What's in Your Glass?
- C. Lloyd Brown

- Apr 17
- 4 min read

I taught a class at the PARC (Panhandle Adult Rebuilding Center, Amarillo’s outreach for people experiencing homelessness in our city) recently on a question we’ve all heard before: Is the glass half empty or half full? But as I was preparing, I realized the real question isn’t about optimism or pessimism at all. The glass is always full. The question is: what is it full of?
I went in that day wanting to teach about perspective, but then I realized I needed to ask them about their perspective. So I asked them to define what empty means to them, and the room filled with real answers.
Less than. Lacking. Poor. Hopeless. Drained.
I watched them recognize themselves in those words, and I realized many of them had let empty become their identity. That was the thing that struck me most—not that they were living without, but that the ‘without’ had become who they believed they were.

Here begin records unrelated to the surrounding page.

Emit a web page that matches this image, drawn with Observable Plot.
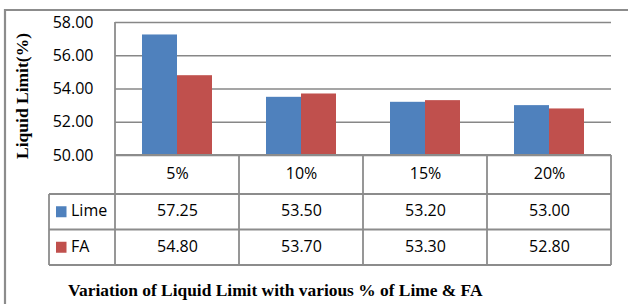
<!DOCTYPE html>
<html><head><meta charset="utf-8">
<script src="https://cdn.jsdelivr.net/npm/d3@7"></script>
<script src="https://cdn.jsdelivr.net/npm/@observablehq/plot@0.6"></script>
<style>html,body{margin:0;padding:0;background:#fff}svg{display:block}</style>
</head><body><div id="chart"></div>
<script>
const categories = ["5%", "10%", "15%", "20%"];
const series = ["Lime", "FA"];
const limeValues = [57.25, 53.50, 53.20, 53.00];
const faValues = [54.80, 53.70, 53.30, 52.80];
const yTicks = [50, 52, 54, 56, 58];
const yLabel = "Liquid Limit(%)";
const caption = "Variation of Liquid Limit with various % of Lime & FA";
const colors = ["#4F81BD", "#C0504D"];

const seriesValues = [limeValues, faValues];
const data = series.flatMap((s, i) => categories.map((c, j) => ({category: c, series: s, value: seriesValues[i][j]})));

const W = 628, H = 304, mL = 115, mR = 17, mT = 22, mB = 149;
const gridColor = "#878787", lineColor = "#8c8c8c";
const sans = "'Open Sans', sans-serif";
const serif = "'Liberation Serif', 'Times New Roman', serif";
const headerH = 39, rowH = 35.5;
const fs = 16;
const textShift = 4;

const plot = Plot.plot({
  width: W, height: H,
  marginLeft: mL, marginRight: mR, marginTop: mT, marginBottom: mB,
  style: {fontFamily: sans, fontSize: fs + "px", color: "#000", background: "#fff", overflow: "visible"},
  fx: {domain: categories, padding: 0, axis: null},
  x: {domain: series, paddingInner: 0, paddingOuter: 0.77, axis: null},
  y: {domain: [50, 58], ticks: yTicks, tickFormat: d => d.toFixed(2)},
  color: {domain: series, range: colors},
  marks: [
    Plot.gridY(yTicks, {stroke: gridColor, strokeOpacity: 1, strokeWidth: 1.6}),
    Plot.barY(data, {fx: "category", x: "series", y1: 50, y2: "value", fill: "series"}),
    Plot.axisY(yTicks, {tickSize: 0, tickPadding: 22, label: null, fontSize: fs, tickFormat: d => d.toFixed(2)}),
    Plot.text(categories, {fx: d => d, text: d => d, frameAnchor: "bottom", dy: headerH / 2 + textShift, fontSize: fs}),
    Plot.text(data.filter(d => d.series === series[0]), {fx: "category", text: d => d.value.toFixed(2), frameAnchor: "bottom", dy: headerH + rowH / 2 + textShift, fontSize: fs}),
    Plot.text(data.filter(d => d.series === series[1]), {fx: "category", text: d => d.value.toFixed(2), frameAnchor: "bottom", dy: headerH + rowH * 1.5 + textShift, fontSize: fs})
  ]
});

(function () {
  const svg = d3.select(plot);
  const fx = plot.scale("fx");
  const y = plot.scale("y");
  const yBottom = y.apply(50), yTop = y.apply(58);
  const xLeft = fx.apply(categories[0]);
  const xRight = fx.apply(categories[categories.length - 1]) + fx.bandwidth;
  const legendLeft = 49;
  const r1 = yBottom + headerH, r2 = r1 + rowH, r3 = r2 + rowH;

  const g = svg.append("g").attr("stroke", lineColor).attr("stroke-width", 1.8).attr("fill", "none");
  g.append("path").attr("d", `M5,${H + 5}V10H${W + 5}`).attr("stroke-width", 2.2);
  g.append("line").attr("x1", xLeft).attr("x2", xLeft).attr("y1", yTop).attr("y2", r3);
  g.append("line").attr("x1", xLeft).attr("x2", xRight).attr("y1", yBottom).attr("y2", yBottom);
  [r1, r2, r3].forEach(yy => g.append("line").attr("x1", legendLeft).attr("x2", xRight).attr("y1", yy).attr("y2", yy));
  categories.forEach(c => {
    const xe = fx.apply(c) + fx.bandwidth;
    g.append("line").attr("x1", xe).attr("x2", xe).attr("y1", yBottom).attr("y2", r3);
  });
  g.append("line").attr("x1", legendLeft).attr("x2", legendLeft).attr("y1", r1).attr("y2", r3);

  series.forEach((s, i) => {
    const cy = r1 + rowH * (i + 0.5);
    svg.append("rect").attr("x", 56).attr("y", cy - 5.5).attr("width", 10.5).attr("height", 11).attr("fill", colors[i]);
    svg.append("text").attr("x", 71).attr("y", cy - 1).attr("dy", "0.35em").attr("text-anchor", "start")
      .attr("font-family", sans).attr("font-size", fs).attr("fill", "#000").text(s);
  });

  svg.append("text").attr("transform", `translate(28,96) rotate(-90)`).attr("text-anchor", "middle")
    .attr("font-family", serif).attr("font-weight", "bold").attr("font-size", 17.5).attr("fill", "#000").text(yLabel);

  svg.append("text").attr("x", 68).attr("y", 296).attr("text-anchor", "start")
    .attr("font-family", serif).attr("font-weight", "bold").attr("font-size", 17.4).attr("fill", "#000").text(caption);
})();

document.getElementById("chart").appendChild(plot);
</script>
</body></html>
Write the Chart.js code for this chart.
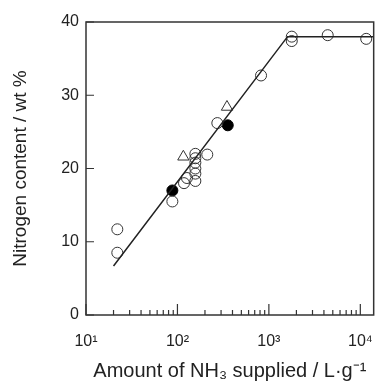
<!DOCTYPE html>
<html>
<head>
<meta charset="utf-8">
<script src="https://cdn.jsdelivr.net/npm/chart.js@4/dist/chart.umd.min.js"></script>
<style>
  body { margin: 0; background: #fff; }
</style>
</head>
<body>
<canvas id="myChart" width="390" height="383"></canvas>
<script>
// open circles
var openX = [22, 22, 88, 118, 127, 157, 157, 157, 157, 157, 157, 212, 273, 821, 1780, 1780, 4400, 11600];
var openY = [11.7, 8.5, 15.5, 18.0, 18.7, 22.0, 21.4, 20.8, 20.0, 19.3, 18.3, 21.9, 26.2, 32.7, 38.0, 37.4, 38.2, 37.7];
// open triangles
var triX = [116, 348];
var triY = [21.6, 28.4];
// filled circles
var fillX = [88, 355];
var fillY = [17.0, 25.9];
// fitted line
var lineX = [20, 1600, 14000];
var lineY = [6.7, 38.0, 38.0];

var xMajor = [10, 100, 1000, 10000];
var xLabels = ["10\u00b9", "10\u00b2", "10\u00b3", "10\u2074"];
var yTicks = [0, 10, 20, 30, 40];

function pts(xs, ys) {
  return xs.map(function (x, i) { return { x: x, y: ys[i] }; });
}

var ink = "#222";
var family = "'Liberation Sans', Arial, sans-serif";
var tickFont = { family: family, size: 16 };

// box + inward ticks
const frame = {
  id: "frame",
  afterDraw(chart) {
    const ctx = chart.ctx, a = chart.chartArea;
    const xs = chart.scales.x, ys = chart.scales.y;
    ctx.save();
    ctx.strokeStyle = "#333";
    ctx.lineWidth = 1.5;
    ctx.strokeRect(a.left, a.top, a.right - a.left, a.bottom - a.top);
    ctx.lineWidth = 1.2;
    ctx.beginPath();
    yTicks.forEach(function (v) {
      const py = ys.getPixelForValue(v);
      ctx.moveTo(a.left, py);
      ctx.lineTo(a.left + 8, py);
    });
    for (let d = 10; d <= 10000; d *= 10) {
      for (let m = 1; m <= 9; m++) {
        const v = d * m;
        if (v > xs.max) break;
        const px = xs.getPixelForValue(v);
        const len = m === 1 ? 11 : 5;
        ctx.moveTo(px, a.bottom);
        ctx.lineTo(px, a.bottom - len);
      }
    }
    ctx.stroke();
    ctx.restore();
  }
};

const myChart = new Chart("myChart", {
  type: "scatter",
  data: {
    datasets: [{
      type: "line",
      data: pts(lineX, lineY),
      borderColor: ink,
      borderWidth: 1.5,
      pointRadius: 0,
      fill: false,
      tension: 0
    }, {
      data: pts(openX, openY),
      pointStyle: "circle",
      pointRadius: 5.5,
      backgroundColor: "rgba(0,0,0,0)",
      borderColor: "#333",
      borderWidth: 1
    }, {
      data: pts(triX, triY),
      pointStyle: "triangle",
      pointRadius: 6.5,
      backgroundColor: "rgba(255,255,255,0.6)",
      borderColor: "#333",
      borderWidth: 1
    }, {
      data: pts(fillX, fillY),
      pointStyle: "circle",
      pointRadius: 5.5,
      backgroundColor: "#000",
      borderColor: "#000",
      borderWidth: 1
    }]
  },
  options: {
    responsive: false,
    animation: false,
    layout: { padding: { top: 22, right: 2, left: 0, bottom: 0 } },
    plugins: { legend: { display: false }, tooltip: { enabled: false } },
    scales: {
      x: {
        type: "logarithmic",
        min: 10,
        max: 14000,
        grid: { display: false, drawTicks: false },
        border: { display: false },
        afterBuildTicks: function (scale) {
          scale.ticks = xMajor.map(function (v) { return { value: v }; });
        },
        afterFit: function (scale) { scale.height = 68; },
        ticks: {
          color: ink,
          font: tickFont,
          padding: 17,
          maxRotation: 0,
          autoSkip: false,
          callback: function (v) { return xLabels[xMajor.indexOf(v)]; }
        },
        title: {
          display: true,
          text: "Amount of NH\u2083 supplied / L\u00b7g\u207b\u00b9",
          color: ink,
          font: { family: family, size: 20 },
          padding: { top: 0, bottom: 0 }
        }
      },
      y: {
        min: 0,
        max: 40,
        grid: { display: false, drawTicks: false },
        border: { display: false },
        afterFit: function (scale) { scale.width = 86; },
        ticks: { stepSize: 10, color: ink, font: tickFont, padding: 7 },
        title: {
          display: true,
          text: "Nitrogen content / wt %",
          color: ink,
          font: { family: family, size: 19 },
          padding: { top: 9, bottom: 0 }
        }
      }
    }
  },
  plugins: [frame]
});
</script>
</body>
</html>
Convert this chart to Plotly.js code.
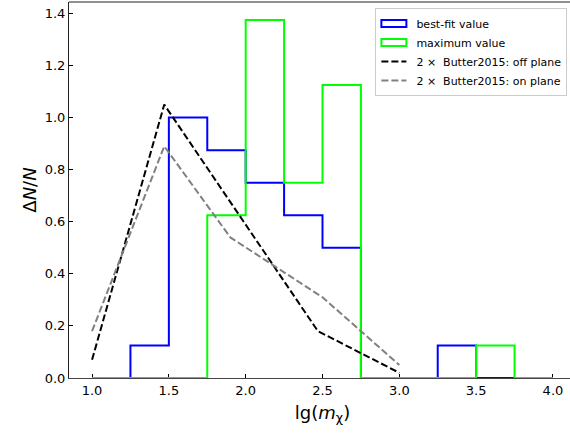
<!DOCTYPE html>
<html>
<head>
<meta charset="utf-8">
<script src="https://cdn.plot.ly/plotly-3.0.1.min.js"></script>
<style>
html,body{margin:0;padding:0;overflow:hidden;background:#fff;width:570px;height:435px;}
#chart{width:600px;height:435px;}
</style>
</head>
<body>
<div id="chart"></div>
<script>
// Histogram bin edges and normalized counts (ΔN/N)
const binEdges = [1.0, 1.25, 1.5, 1.75, 2.0, 2.25, 2.5, 2.75, 3.0, 3.25, 3.5, 3.75, 4.0];
const bestFitCounts = [0, 0.125, 1.0, 0.875, 0.75, 0.625, 0.5, 0, 0, 0.125, 0, 0];
const maxValueCounts = [0, 0, 0, 0.625, 1.375, 0.75, 1.125, 0, 0, 0, 0.125, 0];

// Butter2015 (x2) curves
const offPlaneX = [1.0, 1.47, 2.47, 3.0];
const offPlaneY = [0.07, 1.05, 0.18, 0.02];
const onPlaneX = [1.0, 1.47, 1.9, 2.5, 3.0];
const onPlaneY = [0.18, 0.89, 0.54, 0.31, 0.05];

const xTicks = [1.0, 1.5, 2.0, 2.5, 3.0, 3.5, 4.0];
const yTicks = [0.0, 0.2, 0.4, 0.6, 0.8, 1.0, 1.2, 1.4];

function stepPath(edges, counts) {
  const xs = [edges[0]], ys = [0];
  for (let i = 0; i < counts.length; i++) {
    xs.push(edges[i]); ys.push(counts[i]);
    xs.push(edges[i + 1]); ys.push(counts[i]);
  }
  xs.push(edges[edges.length - 1]); ys.push(0);
  return {xs, ys};
}

const bf = stepPath(binEdges, bestFitCounts);
const mv = stepPath(binEdges, maxValueCounts);

const traces = [
  {x: bf.xs, y: bf.ys, mode: 'lines', name: 'best-fit value',
   line: {color: '#0000ff', width: 2}},
  {x: mv.xs, y: mv.ys, mode: 'lines', name: 'maximum value',
   line: {color: '#00ff00', width: 2}},
  {x: offPlaneX, y: offPlaneY, mode: 'lines', name: '2 ×\u00a0 Butter2015: off plane',
   line: {color: '#000000', width: 2, dash: '7px,3px'}},
  {x: onPlaneX, y: onPlaneY, mode: 'lines', name: '2 ×\u00a0 Butter2015: on plane',
   line: {color: '#808080', width: 2, dash: '7px,3px'}}
];

const layout = {
  width: 600, height: 435,
  margin: {l: 69, r: 24, t: 2, b: 57},
  paper_bgcolor: '#fff', plot_bgcolor: '#fff',
  font: {family: 'DejaVu Sans', color: '#000'},
  showlegend: true,
  legend: {
    x: 0.983, xanchor: 'right', y: 0.984, yanchor: 'top',
    bgcolor: 'rgba(255,255,255,0.8)', bordercolor: '#cccccc', borderwidth: 1,
    font: {family: 'DejaVu Sans', size: 11, color: '#000'},
    itemwidth: 30
  },
  xaxis: {
    range: [0.85, 4.15], tickvals: xTicks, tickformat: '.1f',
    ticks: 'inside', ticklen: 4, tickcolor: '#000', tickwidth: 1,
    showgrid: false, zeroline: false, layer: 'below traces',
    showline: true, linecolor: '#444', linewidth: 1, mirror: false,
    tickfont: {family: 'DejaVu Sans', size: 13, color: '#000'},
    title: {text: 'lg(<i>m</i><sub>χ</sub>)', font: {family: 'DejaVu Sans', size: 18, color: '#000'}, standoff: 9},
    automargin: false
  },
  yaxis: {
    range: [0, 1.444], tickvals: yTicks, tickformat: '.1f',
    ticks: 'inside', ticklen: 4, tickcolor: '#000', tickwidth: 1,
    showgrid: false, zeroline: false,
    showline: true, linecolor: '#222', linewidth: 1,
    tickfont: {family: 'DejaVu Sans', size: 13, color: '#000'},
    title: {text: 'Δ<i>N</i>/<i>N</i>', font: {family: 'DejaVu Sans', size: 18, color: '#000'}, standoff: 3},
    automargin: false
  },
  shapes: [
    {type: 'line', xref: 'paper', yref: 'paper', x0: 0, x1: 1, y0: 1, y1: 1,
     line: {color: '#222', width: 1}}
  ]
};

Plotly.newPlot('chart', traces, layout, {displayModeBar: false, staticPlot: true}).then(function (gd) {
  // Matplotlib-style legend handles: outlined boxes for the step histograms
  const items = gd.querySelectorAll('.legend .traces');
  items.forEach(function (g, i) {
    const p = g.querySelector('.legendlines path');
    if (!p) return;
    if (i < 2) {
      p.setAttribute('d', 'M5,-3.5h25v7h-25z');
      p.style.fill = 'none';
      p.style.strokeLinejoin = 'miter';
    } else {
      p.setAttribute('d', 'M5,0h25');
    }
  });
});
</script>
</body>
</html>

I had a full bottle of water and an empty one sitting on the table, and as we worked through definitions, I noticed something else. There was this undercurrent of feeling that people like me, people who’ve never experienced homelessness, don’t understand them and that we judge them, and in that judgment we shame them for their situation.
That’s when I asked about full. What does full look like to you? I heard words like stuffed. Uncomfortable. One person talked about being so full your clothes don’t fit you. And that’s when something clicked for me too.
We spend so much of our lives focused on what we don’t have that when we actually have abundance—whether it’s blessings or material things—it makes us uncomfortable, and then we complain about being uncomfortable because we have too much of what we wanted. It’s a strange place to exist, being full of the wrong things, being full of things we shouldn’t be full of.
God talks about emptying ourselves out, about dying to ourselves, about surrendering. But He also talks about being filled with living water and never running dry. The thing I’ve learned is that when I’m pouring my time and my gifts and my skills into places where God’s blessing isn’t, that’s where I become exhausted. But when I’m living in His purpose, my battery stays full. I might be physically tired, but emotionally I’m full and ready to move forward again.
It’s like what Dan Sullivan and Benjamin Hardy talk about in 10x Is Easier Than 2x—when you’re working in your genius, in the place where you’re designed to operate, you don’t run down.
The problem is we often become full with things we shouldn’t be. We hang on to resentment, to shame, to expectations, to stuff, to the wrong relationships, to ego-based fulfillment. A lot of times what we call disruption is just God tipping over the glass so He can empty out our self-focused desires, because the glass was full of the wrong thing. He prunes away what’s dead in our lives because He doesn’t want to leave us full of what makes us feel empty, He is making room for what actually fulfills us.
The half empty, half full mindset so many times reflects the fact that the other half of our glass is filled with unfulfilling things, like empty calories. I find myself sometimes eating so fast I get the hiccups, eating so much my body can’t even recognize when I’m full until I’ve eaten too much. But when you understand how to live a life that’s actually overflowing, you realize it’s not about being uncomfortably full. It’s about pouring as you’re filling. You’re giving away what you’re receiving. That creates this abundance that doesn’t feel heavy, it feels like movement.
What happened in that classroom surprised me. I went in thinking I’d help them think differently about their situation, but they helped me understand something. Several of them started talking about recognizing the spirit of God living in them, and even in their poverty and emptiness, they found purpose in incredibly difficult circumstances. They weren’t looking for their identity in what they had or didn’t have anymore. They were looking for it in who they are for others.
Every single time I teach, this happens. I come in as the guide thinking I’m the one with answers, and I leave having learned something that changes how I understand my own life. This time, they reminded me that the best kind of full is when you’re living less for yourself and more for others, when you have less clutter and less ego, and more clarity about what God is providing and how you live a life of blessing others.
It makes me think of Mother Teresa. Her feet were horribly deformed, gnarled and twisted and missing nails—this really moved me when I learned the whole story. When the Missionaries of Charity would receive shipments of donated shoes, she would dig through and choose the worst pair for herself, leaving the better ones for the people she served. She did this for decades, and her feet paid the price. She was willing to be uncomfortable to the point where it actually crippled her, because her purpose was to serve others so completely that their shoes fit even when hers didn’t.
That’s what living a life that’s filled to overflowing actually looks like. Not comfortable. Not easy. But full of something that matters.